▶ **Set task**
Omit pictures and quote the listing below line by line, from its start through the line that holds "import seaborn as sns".

□ □ □ □

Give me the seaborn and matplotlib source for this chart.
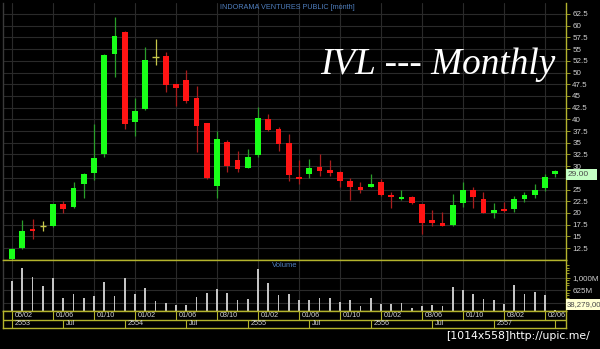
import numpy as np
import pandas as pd
import matplotlib
matplotlib.use("Agg")
import matplotlib.pyplot as plt
from matplotlib.patches import Rectangle
import seaborn as sns

# ---------------- data ----------------
months = pd.date_range("2010-02-01", periods=54, freq="MS")
opens = [10.2, 12.4, 16.6, 17.2, 17.3, 22.0, 21.2, 26.1, 28.5, 32.6,
         53.9, 58.6, 39.5, 42.3, 53.4, 53.5, 47.5, 48.3, 44.5, 39.2,
         25.8, 35.2, 31.2, 29.7, 32.3, 40.0, 38.0, 35.0, 27.7, 28.4,
         29.9, 29.2, 28.7, 26.8, 25.6, 25.6, 26.6, 23.8, 23.0, 23.4,
         21.8, 18.4, 17.8, 17.4, 22.2, 24.8, 23.0, 20.0, 20.9, 20.8,
         23.0, 23.8, 25.3, 28.3]
closes = [12.3, 16.2, 16.2, 17.2, 21.9, 20.8, 25.4, 28.3, 31.7, 53.7,
          57.8, 39.1, 41.8, 52.6, 53.4, 47.3, 46.6, 43.9, 38.6, 27.5,
          35.7, 30.1, 29.4, 32.0, 40.2, 37.7, 34.7, 28.1, 27.3, 29.7,
          28.9, 28.5, 26.9, 25.5, 25.0, 26.2, 23.8, 23.4, 23.5, 22.1,
          17.9, 17.8, 17.3, 21.7, 25.0, 23.3, 20.0, 20.6, 20.5, 23.0,
          23.8, 25.0, 27.7, 29.0]
highs = [12.5, 18.5, 18.7, 18.3, 22.0, 22.5, 26.5, 28.6, 39.0, 54.0,
         61.8, 58.8, 44.5, 55.5, 57.1, 54.4, 47.6, 50.5, 47.1, 39.3,
         37.5, 35.6, 33.3, 33.7, 42.6, 41.1, 38.3, 36.8, 31.2, 31.5,
         32.6, 31.3, 28.9, 27.4, 26.5, 28.3, 27.2, 24.4, 25.0, 23.6,
         22.0, 20.6, 20.3, 24.0, 26.7, 25.5, 24.5, 22.2, 22.4, 23.6,
         24.5, 26.2, 28.3, 29.1]
lows = [10.0, 12.3, 14.4, 16.1, 17.0, 19.9, 21.0, 23.1, 27.0, 32.0,
        49.0, 38.0, 36.4, 42.0, 51.6, 45.9, 42.8, 43.5, 33.1, 27.3,
        23.1, 28.8, 28.8, 29.5, 32.0, 37.5, 33.3, 26.8, 26.1, 27.4,
        27.9, 27.9, 25.6, 22.8, 24.3, 25.5, 23.6, 21.0, 22.8, 21.9,
        15.6, 17.1, 17.1, 17.3, 21.3, 21.1, 20.0, 19.0, 20.3, 20.3,
        22.3, 23.1, 24.7, 27.7]
volumes_m = [910, 1300, 1030, 760, 1000, 400, 520, 400, 460, 880,
             460, 1000, 520, 700, 310, 250, 190, 190, 430, 550,
             670, 550, 340, 370, 1270, 850, 490, 520, 340, 340,
             400, 400, 280, 340, 160, 400, 220, 220, 250, 100,
             160, 190, 160, 730, 640, 520, 370, 340, 220, 790,
             520, 580, 490, 38.279]

price_ticks = [62.5, 60, 57.5, 55, 52.5, 50, 47.5, 45, 42.5, 40, 37.5, 35,
               32.5, 30, 27.5, 25, 22.5, 20, 17.5, 15, 12.5]
hidden_price_ticks = [27.5]          # covered by the last-price box in the reference
vol_ticks = [250, 625, 1000]
vol_tick_labels = ["250M", "625M", "1,000M"]
date_tick_idx = [0, 4, 8, 12, 16, 20, 24, 28, 32, 36, 40, 44, 48, 52]
date_tick_labels = ["05/02", "01/06", "01/10", "01/02", "01/06", "03/10", "01/02",
                    "01/06", "01/10", "01/02", "03/06", "01/10", "03/02", "02/06"]
period_idx = [0, 5, 11, 17, 23, 29, 35, 41, 47, 53]
period_labels = ["2553", "Jul", "2554", "Jul", "2555", "Jul", "2556", "Jul", "2557", ""]

title_small = "INDORAMA VENTURES PUBLIC [month]"
title_big = "IVL --- Monthly"
last_price_label = "29.00"
last_vol_label = "38,279,00"
watermark = "[1014x558]http://upic.me/"

# ---------------- style ----------------
sns.set_theme(style="dark", rc={"axes.facecolor": "black", "figure.facecolor": "black",
                                "savefig.facecolor": "black"})
plt.rcParams["font.family"] = ["Liberation Sans", "DejaVu Sans"]

YEL = "#b3b32d"
GRID = "#2a2a2a"
LBL = "#d0d0d0"
GREEN = "#19ff19"
RED = "#ff1414"
DOJI = "#c8c84a"

W, H = 600, 349
fig = plt.figure(figsize=(W / 100, H / 100), dpi=100, facecolor="black")


def rect(x0, y0, x1, y1):
    return [x0 / W, 1 - y1 / H, (x1 - x0) / W, (y1 - y0) / H]


axp = fig.add_axes(rect(3, 3, 566, 260))
axv = fig.add_axes(rect(3, 260, 566, 311))
axd = fig.add_axes(rect(3, 311, 566, 328))

x = np.arange(len(months))
XL = (-0.88, 54.05)

df = pd.DataFrame({"x": x, "open": opens, "close": closes, "high": highs,
                   "low": lows, "vol": volumes_m})
df["dir"] = np.sign(df["close"] - df["open"])
body_col = df["dir"].map({1: GREEN, -1: RED, 0: DOJI})
wick_col = df["dir"].map({1: "#2a9e2a", -1: "#a81e1e", 0: DOJI})

# ---------------- price panel ----------------
for a in (axp, axv, axd):
    a.set_facecolor("black")
    a.set_xlim(*XL)

axp.set_ylim(9.94, 64.85)
axp.set_xticks(date_tick_idx)
axp.set_yticks(price_ticks)
axp.grid(True, color=GRID, lw=0.8)
axp.set_axisbelow(True)
axp.vlines(df["x"], df["low"], df["high"], colors=wick_col, lw=0.9, zorder=2)
bottoms = df[["open", "close"]].min(axis=1)
heights = (df["close"] - df["open"]).abs()
axp.bar(df["x"], heights, bottom=bottoms, width=0.55, color=body_col, lw=0, zorder=3)
dj = df[df["dir"] == 0]
axp.hlines(dj["close"], dj["x"] - 0.3, dj["x"] + 0.3, colors=DOJI, lw=1.0, zorder=3)

axp.yaxis.tick_right()
axp.set_yticklabels(["" if t in hidden_price_ticks else f"{t:g}" for t in price_ticks])
axp.tick_params(axis="y", colors=YEL, labelcolor=LBL, labelsize=5.8, length=3, width=0.6,
                pad=1.5, right=True, left=False)
axp.tick_params(axis="x", length=0, labelbottom=False)
axp.spines["top"].set_visible(False)
axp.spines["left"].set_color("#3a3a3a")
axp.spines["right"].set_color(YEL)
axp.spines["bottom"].set_color(YEL)
for s in axp.spines.values():
    s.set_linewidth(1)

# ---------------- volume panel ----------------
sns.barplot(data=df, x="x", y="vol", native_scale=True, ax=axv, color="#c4c4c4",
            width=0.16, saturation=1, linewidth=0)
axv.set_xlim(*XL)
axv.set_ylim(0, 1530)
axv.set_xlabel("")
axv.set_ylabel("")
axv.set_xticks(date_tick_idx)
axv.set_yticks(vol_ticks)
axv.set_yticklabels(vol_tick_labels)
axv.yaxis.tick_right()
axv.set_yticks([100, 175, 400, 475, 550, 775, 850, 925, 1150, 1225, 1300, 1375], minor=True)
axv.grid(True, which="major", color=GRID, lw=0.8)
axv.set_axisbelow(True)
axv.tick_params(axis="y", which="both", colors=YEL, labelcolor=LBL, labelsize=5.8,
                length=3, width=0.6, pad=1.5, right=True, left=False)
axv.tick_params(axis="y", which="minor", length=2)
axv.tick_params(axis="x", length=0, labelbottom=False)
axv.spines["top"].set_color(YEL)
axv.spines["left"].set_color("#3a3a3a")
axv.spines["right"].set_color(YEL)
axv.spines["bottom"].set_color(YEL)
for s in axv.spines.values():
    s.set_linewidth(1)
axv.text(0.5, 0.9, "Volume", transform=axv.transAxes, color="#4f7fbf", fontsize=5.5,
         ha="center", va="center")

# ---------------- date axis ----------------
axd.set_ylim(0, 2)
axd.set_xticks([])
axd.set_yticks([])
for s in axd.spines.values():
    s.set_color(YEL)
    s.set_linewidth(1)
axd.axhline(1, color=YEL, lw=1)
axd.vlines(date_tick_idx, 1, 2, colors=YEL, lw=0.8)
axd.vlines(period_idx, 0, 1, colors=YEL, lw=0.8)
for i, t in zip(date_tick_idx, date_tick_labels):
    axd.text(i + 0.25, 1.5, t, color=LBL, fontsize=5.2, ha="left", va="center")
for i, t in zip(period_idx, period_labels):
    axd.text(i + 0.25, 0.5, t, color=LBL, fontsize=5.2, ha="left", va="center")

# ---------------- texts ----------------
fig.text(220 / W, 1 - 7.5 / H, title_small, color="#4f7fbf", fontsize=5.2,
         ha="left", va="center")
fig.text(320 / W, 1 - 74 / H, title_big, color="white", fontsize=26.8,
         family=["Liberation Serif", "DejaVu Serif"], style="italic", ha="left",
         va="baseline")

fig.add_artist(Rectangle((566 / W, 1 - 180 / H), 31 / W, 11 / H, transform=fig.transFigure,
                         facecolor="#c4ffc4", edgecolor="none", zorder=5))
fig.text(568 / W, 1 - 174.5 / H, last_price_label, color="#4a4a4a", fontsize=6,
         ha="left", va="center", zorder=6)
fig.add_artist(Rectangle((566 / W, 1 - 310 / H), 34 / W, 11 / H, transform=fig.transFigure,
                         facecolor="#ffffd2", edgecolor="none", zorder=5))
fig.text(567 / W, 1 - 304.5 / H, last_vol_label, color="#4a4a4a", fontsize=5.6,
         ha="left", va="center", zorder=6)

fig.text(446 / W, 1 - 336 / H, watermark, color="white", fontsize=7.8,
         family=["DejaVu Sans"], ha="left", va="center")

fig.savefig("out.png", dpi=100, facecolor="black")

□ □ □ □

▶ **The answer**
Give me the seaborn and matplotlib source for this chart.
import numpy as np
import pandas as pd
import matplotlib
matplotlib.use("Agg")
import matplotlib.pyplot as plt
from matplotlib.patches import Rectangle
import seaborn as sns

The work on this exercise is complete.